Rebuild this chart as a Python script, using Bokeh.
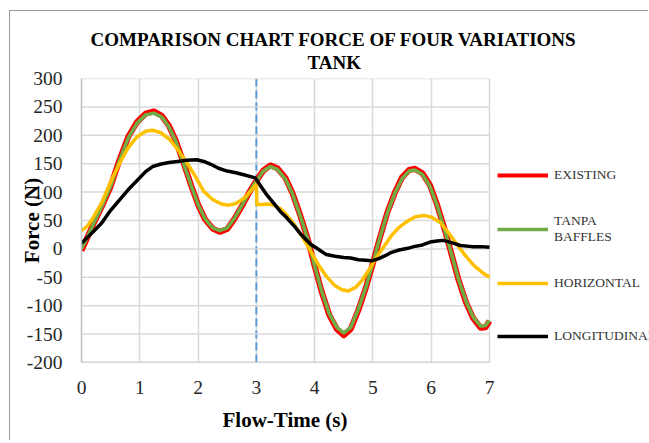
from bokeh.plotting import figure
from bokeh.models import Range1d, FixedTicker, Span, Legend, LegendItem, Title
from bokeh.embed import file_html
from bokeh.resources import INLINE

# ---------------- data ----------------
t_existing = [0.0, 0.1, 0.2, 0.35, 0.5, 0.65, 0.8, 0.95, 1.1, 1.24, 1.38, 1.5, 1.62, 1.75,
              1.88, 2.0, 2.12, 2.25, 2.37, 2.5, 2.62, 2.75, 2.88, 3.0, 3.12, 3.24, 3.36,
              3.5, 3.62, 3.75, 3.88, 4.0, 4.12, 4.25, 4.38, 4.5, 4.62, 4.75, 4.88, 5.0,
              5.12, 5.25, 5.38, 5.5, 5.62, 5.72, 5.85, 5.98, 6.1, 6.22, 6.35, 6.47, 6.6,
              6.72, 6.85, 6.93, 7.0]
f_existing = [-3, 20, 43, 75, 110, 156, 197, 223, 238, 242, 234, 217, 190, 152,
              112, 78, 52, 36, 30, 35, 52, 75, 100, 120, 138, 147, 142,
              125, 98, 60, 18, -30, -75, -116, -141, -152, -141, -108, -68, -25,
              20, 65, 100, 126, 139, 141, 133, 112, 78, 38, -10, -55, -95,
              -122, -139, -138, -127]

t_tanpa = t_existing
f_tanpa = [0, 21, 43, 75, 110, 155, 195, 221, 236, 239, 232, 215, 189, 151,
           112, 78, 53, 37, 32, 37, 53, 76, 100, 120, 137, 145, 140,
           123, 97, 59, 18, -30, -74, -114, -138, -148, -138, -106, -67, -25,
           20, 64, 99, 124, 137, 139, 131, 110, 77, 37, -10, -54, -93,
           -120, -136, -135, -126]

t_horizontal = [0.0, 0.1, 0.2, 0.35, 0.5, 0.65, 0.8, 0.95, 1.1, 1.22, 1.35, 1.5, 1.65, 1.8,
                1.95, 2.1, 2.25, 2.4, 2.53, 2.65, 2.8, 2.92, 3.0, 3.01, 3.1, 3.2, 3.3,
                3.41, 3.5, 3.65, 3.78, 3.92, 4.07, 4.2, 4.35, 4.47, 4.58, 4.7, 4.81,
                4.92, 5.04, 5.18, 5.33, 5.45, 5.58, 5.72, 5.87, 6.0, 6.15, 6.3, 6.44,
                6.58, 6.73, 6.87, 7.0]
f_horizontal = [32, 40, 55, 82, 118, 150, 178, 197, 207, 209, 205, 194, 175, 153,
                128, 101, 87, 79, 77, 80, 90, 104, 114, 78, 78, 79, 77,
                71, 62, 43, 23, -2, -29, -48, -65, -72, -74, -68, -56,
                -39, -18, 3, 25, 38, 48, 56, 59, 56, 47, 28, 8,
                -11, -29, -41, -50]

t_longitudinal = [0.0, 0.1, 0.2, 0.35, 0.5, 0.65, 0.8, 0.95, 1.1, 1.22, 1.35, 1.5, 1.65, 1.8,
                  1.98, 2.1, 2.22, 2.35, 2.5, 2.65, 2.8, 2.98, 3.08, 3.18, 3.3, 3.41, 3.5,
                  3.65, 3.78, 3.92, 4.07, 4.2, 4.35, 4.5, 4.62, 4.75, 4.88, 4.98, 5.1,
                  5.21, 5.32, 5.45, 5.6, 5.7, 5.85, 5.98, 6.1, 6.21, 6.35, 6.5, 6.7,
                  6.85, 7.0]
f_longitudinal = [10, 20, 30, 46, 68, 86, 104, 120, 136, 145, 149, 152, 154, 156,
                  157, 154, 149, 142, 137, 134, 130, 125, 110, 95, 80, 66, 57,
                  40, 24, 9, -1, -10, -13, -15, -16, -19, -20, -21, -17,
                  -12, -6, -2, 1, 4, 7, 12, 14, 15, 11, 6, 4,
                  4, 3]

x_ticks = [0, 1, 2, 3, 4, 5, 6, 7]
y_ticks = [-200, -150, -100, -50, 0, 50, 100, 150, 200, 250, 300]
marker_time = 3

title_line1 = "COMPARISON CHART FORCE OF FOUR VARIATIONS"
title_line2 = "TANK"
x_label = "Flow-Time (s)"
y_label = "Force (N)"
series_names = ["EXISTING", "TANPA\nBAFFLES", "HORIZONTAL", "LONGITUDINAL"]

# ---------------- layout numbers ----------------
SERIF = "Liberation Serif"
OX, OY = 10, 11                      # canvas origin inside the chart-area border
W, H = 649 - OX, 441 - OY
PLOT_L, PLOT_R, PLOT_T, PLOT_B = 81 - OX, 489 - OX, 78 - OY, 362 - OY
x_min, x_max = x_ticks[0], x_ticks[-1]
# the frame continues to the right edge so the legend can live inside it
x_end = x_min + (x_max - x_min) * (W - PLOT_L) / (PLOT_R - PLOT_L)

p = figure(width=W, height=H, output_backend="svg", toolbar_location=None,
           x_range=Range1d(x_min, x_end), y_range=Range1d(y_ticks[0], y_ticks[-1]),
           min_border_left=PLOT_L, min_border_right=0, min_border_top=PLOT_T,
           min_border_bottom=H - PLOT_B, background_fill_color="white",
           border_fill_color="white", outline_line_color=None,
           styles={"margin-left": "9px", "margin-top": "10px",
                   "border-left": "1px solid #9a9a9a", "border-top": "1px solid #9a9a9a"})

t2 = Title(text=title_line2, align="left", offset=226, standoff=11,
           text_font=SERIF, text_font_size="19px", text_font_style="bold",
           text_color="#000000")
t1 = Title(text=title_line1, align="left", offset=9, standoff=-11,
           text_font=SERIF, text_font_size="19px", text_font_style="bold",
           text_color="#000000")
p.add_layout(t2, "above")
p.add_layout(t1, "above")

# x-axis title, centred under the 0..7 plotting area
tx = Title(text=x_label, align="left", offset=141, standoff=18,
           text_font=SERIF, text_font_size="21px", text_font_style="bold",
           text_color="#000000")
p.add_layout(tx, "below")

# axes
for ax in (p.xaxis, p.yaxis):
    ax.major_tick_line_color = None
    ax.minor_tick_line_color = None
    ax.major_label_text_font = SERIF
    ax.major_label_text_font_size = "19.5px"
    ax.major_label_text_color = "#262626"
    ax.axis_label_text_font = SERIF
    ax.axis_label_text_font_size = "21px"
    ax.axis_label_text_font_style = "bold"
    ax.axis_label_text_color = "#000000"

p.xaxis.axis_line_color = None
p.yaxis.axis_line_color = "#bfbfbf"
p.yaxis.axis_line_width = 1.5
p.xaxis.ticker = FixedTicker(ticks=x_ticks)
p.yaxis.ticker = FixedTicker(ticks=y_ticks)
p.yaxis.major_label_overrides = {v: str(v) for v in y_ticks}
p.yaxis.axis_label = y_label
p.xaxis.major_label_standoff = 12
p.yaxis.major_label_standoff = 13
p.yaxis.axis_label_standoff = -20

# grid: vertical lines from the ticker, horizontal lines only across 0..7
p.xgrid.ticker = FixedTicker(ticks=x_ticks)
p.xgrid.grid_line_color = "#d9d9d9"
p.xgrid.grid_line_width = 1.5
p.ygrid.grid_line_color = None
p.segment(x0=[x_min] * len(y_ticks), y0=y_ticks, x1=[x_max] * len(y_ticks), y1=y_ticks,
          line_color="#d9d9d9", line_width=1.5)
p.segment(x0=[x_min], y0=[y_ticks[0]], x1=[x_max], y1=[y_ticks[0]],
          line_color="#bfbfbf", line_width=1.5)

# dashed vertical marker
p.add_layout(Span(location=marker_time, dimension="height", line_color="#5B9BD5",
                  line_width=2, line_dash="8 4", level="underlay"))

# series
r_ex = p.line(t_existing, f_existing, line_color="#FF0000", line_width=6, line_join="round")
r_tp = p.line(t_tanpa, f_tanpa, line_color="#70AD47", line_width=3.5, line_join="round")
r_ho = p.line(t_horizontal, f_horizontal, line_color="#FFC000", line_width=3.5, line_join="round")
r_lo = p.line(t_longitudinal, f_longitudinal, line_color="#000000", line_width=3.5, line_join="round")

# legend swatch for EXISTING drawn at the normal legend line weight
r_ex_key = p.line(t_existing, f_existing, line_color="#FF0000", line_width=4, visible=False)

legend = Legend(items=[LegendItem(label=series_names[0], renderers=[r_ex_key]),
                       LegendItem(label=series_names[1], renderers=[r_tp]),
                       LegendItem(label=series_names[2], renderers=[r_ho]),
                       LegendItem(label=series_names[3], renderers=[r_lo])],
                location=(497 - 81, 11), orientation="vertical",
                glyph_width=51, glyph_height=30, label_height=30,
                label_standoff=6, spacing=23, padding=0, margin=0,
                border_line_color=None, background_fill_alpha=0,
                inactive_fill_alpha=0,
                label_text_font=SERIF, label_text_font_size="13.5px",
                label_text_line_height=0.95,
                label_text_color="#333333")
p.add_layout(legend, "center")

open("out.html", "w").write(file_html(p, INLINE))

_WORK INSTRUCTIONS:_ From the first line above down to the line with "from bokeh.resources import INLINE", reproduce every line and no others, omitting pictures.

_COMPLETED EXERCISE:_
Rebuild this chart as a Python script, using Bokeh.
from bokeh.plotting import figure
from bokeh.models import Range1d, FixedTicker, Span, Legend, LegendItem, Title
from bokeh.embed import file_html
from bokeh.resources import INLINE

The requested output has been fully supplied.